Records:
━━━━━━━━━━
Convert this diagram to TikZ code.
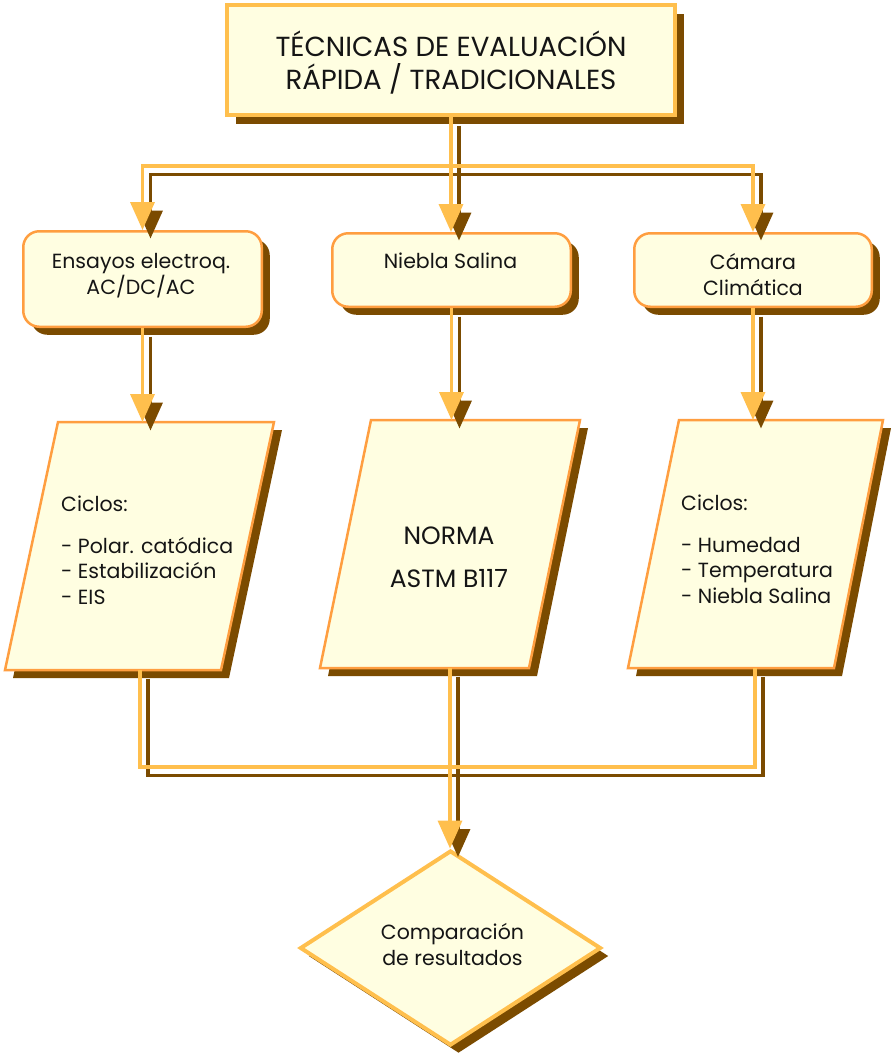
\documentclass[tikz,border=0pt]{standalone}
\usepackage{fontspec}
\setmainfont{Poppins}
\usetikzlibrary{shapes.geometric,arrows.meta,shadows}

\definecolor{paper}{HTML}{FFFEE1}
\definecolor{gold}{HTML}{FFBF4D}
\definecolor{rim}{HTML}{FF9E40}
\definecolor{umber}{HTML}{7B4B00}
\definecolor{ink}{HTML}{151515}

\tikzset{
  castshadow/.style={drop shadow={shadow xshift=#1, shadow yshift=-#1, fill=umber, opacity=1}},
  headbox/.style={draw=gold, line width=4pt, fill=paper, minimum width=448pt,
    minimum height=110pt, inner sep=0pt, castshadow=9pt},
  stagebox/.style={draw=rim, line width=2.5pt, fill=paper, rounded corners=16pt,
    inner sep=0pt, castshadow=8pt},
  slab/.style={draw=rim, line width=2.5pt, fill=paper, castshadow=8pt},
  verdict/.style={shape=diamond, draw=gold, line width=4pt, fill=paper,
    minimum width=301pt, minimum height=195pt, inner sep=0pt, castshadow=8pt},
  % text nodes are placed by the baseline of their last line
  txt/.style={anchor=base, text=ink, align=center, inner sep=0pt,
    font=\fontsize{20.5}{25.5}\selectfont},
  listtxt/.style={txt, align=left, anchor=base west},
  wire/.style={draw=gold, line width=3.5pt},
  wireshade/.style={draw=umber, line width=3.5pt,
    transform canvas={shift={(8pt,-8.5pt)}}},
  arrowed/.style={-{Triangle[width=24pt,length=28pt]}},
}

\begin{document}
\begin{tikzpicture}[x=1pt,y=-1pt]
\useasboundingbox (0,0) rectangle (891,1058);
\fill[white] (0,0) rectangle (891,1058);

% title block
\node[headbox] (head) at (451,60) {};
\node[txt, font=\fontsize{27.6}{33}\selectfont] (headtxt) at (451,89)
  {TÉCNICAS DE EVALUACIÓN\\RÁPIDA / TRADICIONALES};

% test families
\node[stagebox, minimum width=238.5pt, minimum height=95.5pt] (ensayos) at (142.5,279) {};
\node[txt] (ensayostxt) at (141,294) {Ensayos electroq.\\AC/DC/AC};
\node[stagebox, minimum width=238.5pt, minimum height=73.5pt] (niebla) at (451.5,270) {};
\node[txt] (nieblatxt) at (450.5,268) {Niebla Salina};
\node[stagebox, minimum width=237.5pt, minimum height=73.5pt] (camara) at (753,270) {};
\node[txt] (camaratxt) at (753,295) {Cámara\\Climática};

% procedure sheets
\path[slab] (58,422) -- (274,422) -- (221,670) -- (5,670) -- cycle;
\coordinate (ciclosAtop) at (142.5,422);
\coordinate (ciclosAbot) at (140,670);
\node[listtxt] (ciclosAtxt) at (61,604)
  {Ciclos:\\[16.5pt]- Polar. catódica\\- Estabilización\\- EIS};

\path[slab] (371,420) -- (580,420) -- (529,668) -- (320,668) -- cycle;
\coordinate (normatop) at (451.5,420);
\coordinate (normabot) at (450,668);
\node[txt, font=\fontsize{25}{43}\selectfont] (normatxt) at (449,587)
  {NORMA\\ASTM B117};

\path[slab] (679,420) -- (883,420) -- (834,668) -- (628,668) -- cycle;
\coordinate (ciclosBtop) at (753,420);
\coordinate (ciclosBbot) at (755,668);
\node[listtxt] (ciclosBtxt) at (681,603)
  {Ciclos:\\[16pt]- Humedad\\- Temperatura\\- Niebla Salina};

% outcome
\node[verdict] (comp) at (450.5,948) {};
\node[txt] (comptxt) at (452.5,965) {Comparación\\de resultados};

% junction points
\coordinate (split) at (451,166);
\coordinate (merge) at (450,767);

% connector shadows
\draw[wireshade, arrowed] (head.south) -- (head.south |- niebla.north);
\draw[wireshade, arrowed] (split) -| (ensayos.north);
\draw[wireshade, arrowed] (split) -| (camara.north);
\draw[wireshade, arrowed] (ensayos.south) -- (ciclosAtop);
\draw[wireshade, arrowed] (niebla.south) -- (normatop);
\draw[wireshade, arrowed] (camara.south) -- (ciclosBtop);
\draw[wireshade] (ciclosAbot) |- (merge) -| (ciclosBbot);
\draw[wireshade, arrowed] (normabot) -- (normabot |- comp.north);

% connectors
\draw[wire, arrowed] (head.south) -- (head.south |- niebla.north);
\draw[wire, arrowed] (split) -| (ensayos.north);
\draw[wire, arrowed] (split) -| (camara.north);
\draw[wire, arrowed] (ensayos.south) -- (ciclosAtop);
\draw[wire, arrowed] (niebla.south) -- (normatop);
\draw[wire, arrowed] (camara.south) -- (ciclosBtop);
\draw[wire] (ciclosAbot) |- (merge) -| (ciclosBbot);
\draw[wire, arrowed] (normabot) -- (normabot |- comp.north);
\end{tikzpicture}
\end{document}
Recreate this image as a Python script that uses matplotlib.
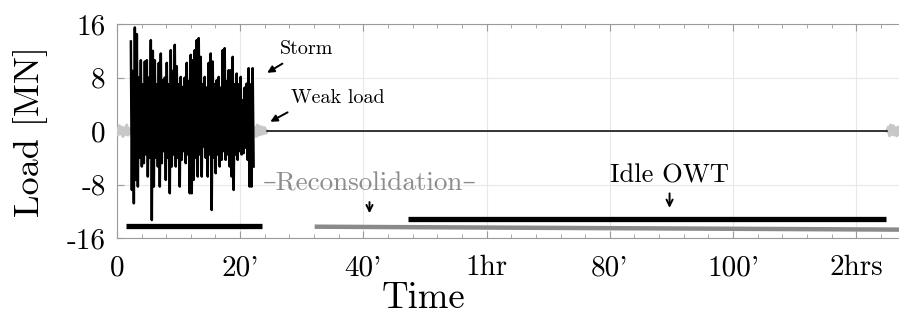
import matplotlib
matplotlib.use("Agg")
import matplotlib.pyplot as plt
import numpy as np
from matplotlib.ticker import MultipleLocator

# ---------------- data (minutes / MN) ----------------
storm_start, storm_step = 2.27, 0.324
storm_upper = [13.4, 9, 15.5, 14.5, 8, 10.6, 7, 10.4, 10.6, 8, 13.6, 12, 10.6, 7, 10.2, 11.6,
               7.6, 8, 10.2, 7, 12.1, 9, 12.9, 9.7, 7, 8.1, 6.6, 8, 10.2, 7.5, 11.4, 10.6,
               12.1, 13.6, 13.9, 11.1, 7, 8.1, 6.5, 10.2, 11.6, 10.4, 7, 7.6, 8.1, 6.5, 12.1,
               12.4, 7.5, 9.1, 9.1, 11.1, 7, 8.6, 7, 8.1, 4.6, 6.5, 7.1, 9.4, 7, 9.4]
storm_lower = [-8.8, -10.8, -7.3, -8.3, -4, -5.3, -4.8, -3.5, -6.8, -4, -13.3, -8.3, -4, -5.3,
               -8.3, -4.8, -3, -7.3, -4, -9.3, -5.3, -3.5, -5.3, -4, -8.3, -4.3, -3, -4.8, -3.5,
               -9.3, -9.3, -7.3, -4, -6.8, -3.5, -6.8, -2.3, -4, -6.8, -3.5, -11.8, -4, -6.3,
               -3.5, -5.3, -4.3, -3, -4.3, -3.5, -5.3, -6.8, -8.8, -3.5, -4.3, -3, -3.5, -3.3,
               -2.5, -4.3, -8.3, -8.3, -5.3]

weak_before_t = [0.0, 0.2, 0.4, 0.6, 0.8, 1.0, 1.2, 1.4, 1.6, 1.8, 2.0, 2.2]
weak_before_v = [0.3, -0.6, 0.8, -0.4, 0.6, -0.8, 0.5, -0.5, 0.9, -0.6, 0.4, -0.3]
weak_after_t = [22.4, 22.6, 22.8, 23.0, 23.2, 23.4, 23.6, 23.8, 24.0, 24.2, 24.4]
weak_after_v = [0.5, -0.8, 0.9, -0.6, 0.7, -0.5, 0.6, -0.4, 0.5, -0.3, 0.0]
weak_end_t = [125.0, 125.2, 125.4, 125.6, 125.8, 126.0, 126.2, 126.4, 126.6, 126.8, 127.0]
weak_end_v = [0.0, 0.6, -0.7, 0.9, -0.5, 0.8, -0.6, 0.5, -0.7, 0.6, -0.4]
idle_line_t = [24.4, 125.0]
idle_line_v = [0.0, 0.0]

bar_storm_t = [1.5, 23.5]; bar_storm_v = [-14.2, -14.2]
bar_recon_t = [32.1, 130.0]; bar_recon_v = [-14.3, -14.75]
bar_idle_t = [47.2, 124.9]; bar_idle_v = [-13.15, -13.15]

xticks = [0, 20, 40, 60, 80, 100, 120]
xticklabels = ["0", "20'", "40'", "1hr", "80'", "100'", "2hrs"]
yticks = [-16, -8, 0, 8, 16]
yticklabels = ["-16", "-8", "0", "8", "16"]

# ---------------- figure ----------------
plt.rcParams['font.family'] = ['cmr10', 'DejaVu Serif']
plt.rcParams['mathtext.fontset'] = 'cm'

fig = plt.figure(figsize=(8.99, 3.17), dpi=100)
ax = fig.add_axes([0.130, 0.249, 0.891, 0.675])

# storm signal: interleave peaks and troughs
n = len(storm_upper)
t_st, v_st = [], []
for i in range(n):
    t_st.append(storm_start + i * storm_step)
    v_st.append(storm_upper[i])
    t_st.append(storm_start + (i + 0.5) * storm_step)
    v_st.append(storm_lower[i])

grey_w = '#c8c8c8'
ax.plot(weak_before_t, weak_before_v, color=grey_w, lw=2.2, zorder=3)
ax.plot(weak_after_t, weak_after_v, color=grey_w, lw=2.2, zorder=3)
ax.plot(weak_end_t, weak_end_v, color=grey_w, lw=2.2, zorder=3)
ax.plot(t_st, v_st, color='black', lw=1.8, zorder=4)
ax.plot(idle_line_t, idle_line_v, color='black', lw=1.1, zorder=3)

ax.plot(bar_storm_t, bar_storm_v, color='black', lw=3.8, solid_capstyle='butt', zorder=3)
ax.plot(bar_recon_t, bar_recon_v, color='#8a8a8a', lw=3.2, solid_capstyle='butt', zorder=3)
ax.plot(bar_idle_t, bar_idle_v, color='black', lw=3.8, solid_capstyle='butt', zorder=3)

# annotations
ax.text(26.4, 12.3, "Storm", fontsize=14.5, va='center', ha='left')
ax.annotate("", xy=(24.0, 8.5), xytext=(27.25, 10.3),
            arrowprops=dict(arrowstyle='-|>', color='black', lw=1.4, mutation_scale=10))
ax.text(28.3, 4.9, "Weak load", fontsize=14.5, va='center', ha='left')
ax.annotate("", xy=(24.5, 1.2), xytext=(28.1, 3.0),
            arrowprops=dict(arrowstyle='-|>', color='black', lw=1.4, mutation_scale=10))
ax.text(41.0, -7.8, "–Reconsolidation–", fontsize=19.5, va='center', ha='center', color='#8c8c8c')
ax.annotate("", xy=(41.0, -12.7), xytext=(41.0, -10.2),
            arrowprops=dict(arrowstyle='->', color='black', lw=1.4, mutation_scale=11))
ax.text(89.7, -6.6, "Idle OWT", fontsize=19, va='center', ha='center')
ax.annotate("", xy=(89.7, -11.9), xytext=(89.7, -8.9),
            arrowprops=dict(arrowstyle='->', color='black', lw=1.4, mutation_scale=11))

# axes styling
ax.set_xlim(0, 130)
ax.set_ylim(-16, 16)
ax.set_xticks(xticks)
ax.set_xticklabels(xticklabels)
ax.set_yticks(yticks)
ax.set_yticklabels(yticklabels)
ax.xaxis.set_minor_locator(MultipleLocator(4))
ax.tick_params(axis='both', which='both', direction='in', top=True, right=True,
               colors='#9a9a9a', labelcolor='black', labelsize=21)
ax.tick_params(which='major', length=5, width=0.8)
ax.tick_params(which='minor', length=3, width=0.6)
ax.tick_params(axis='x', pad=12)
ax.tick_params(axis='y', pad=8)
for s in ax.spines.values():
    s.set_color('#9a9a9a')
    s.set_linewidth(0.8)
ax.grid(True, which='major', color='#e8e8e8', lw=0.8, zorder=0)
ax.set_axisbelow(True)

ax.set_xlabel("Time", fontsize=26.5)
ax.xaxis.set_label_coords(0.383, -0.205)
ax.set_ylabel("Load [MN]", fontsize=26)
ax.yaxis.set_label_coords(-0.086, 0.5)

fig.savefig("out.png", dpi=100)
━━━━━━━━━━
Do this -
Gather from the data above every line with the string "matplotlib".

Reply to the exercise -
Recreate this image as a Python script that uses matplotlib.
import matplotlib
matplotlib.use("Agg")
import matplotlib.pyplot as plt
from matplotlib.ticker import MultipleLocator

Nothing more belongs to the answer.